How can I turn an if-else statement with a nested if statement into one ternary statement?

Question

This is the code that I currently have:

        if (isStandard(statement)) {
            if (isPerfect(statement)) {
                alert("This is a perfect palindrome.");
            } else {
                alert("This is a standard palindrome.");
            }
        } else {
            alert("The statement is not a palindrome.");
        }

I want to be able to turn this into a single ternary statement, where the strings inside the alert() will be the value returned. I am aware of how to do this for if-elseif-else statements, but not for nested ifs.

Answer 1

If you really want a ternary...

alert(
    !isStandard(statement) ? "The statement is not a palindrome." : 
    isPerfect(statement) ? "This is a perfect palindrome." : 
    "This is a standard palindrome.");

Note that code-readability should trump conciseness in most cases. However, I am not opposed to ternaries as long as they are readable. I personally don't like the lack of readability with this one though. It's starting to edge into that " make me think " category.
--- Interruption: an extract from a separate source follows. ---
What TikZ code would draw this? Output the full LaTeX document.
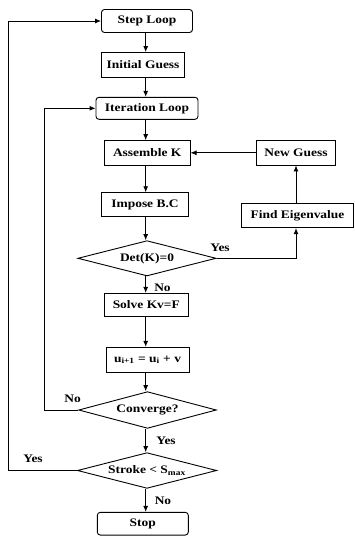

Note - @nderscore asked why I changed the order of the conditions. I did it purely to simplify the expression. Otherwise, you start getting into either duplicating the call to isStandard , or getting into this weird "tree" looking hierarchy of conditional logic, like so:

alert(
    isStandard(statement) ? 
        (isPerfect(statement) ? 
            "This is a perfect palindrome." : 
            "This is a standard palindrome.") : 
    "The statement is not a palindrome.");

I prefer the former... some might prefer the latter.

Answer 2

var m = [" a perfect ", " a standard ", " not a "];
alert("This is" 
     + (isStandard(statement) 
     ? isPerfect(statement) 
       ? m[0] : m[1] 
     : m[2]) 
     + "palindrone")

 var m = [" a perfect ", " a standard ", " not a "]; console.log("This is" + (true ? true ? m[0] : m[1] : m[2]) + "palindrone") 

Answer 3

Not ternary, but much more readable.

switch(number(isStandard(statement)) + number(isPerfect(statement)))
{
      case 2:
          alert("This is a perfect palindrome.");
      case 1:
          alert("This is a standard palindrome.");
      case 0:
          alert("The statement is not a palindrome.");
}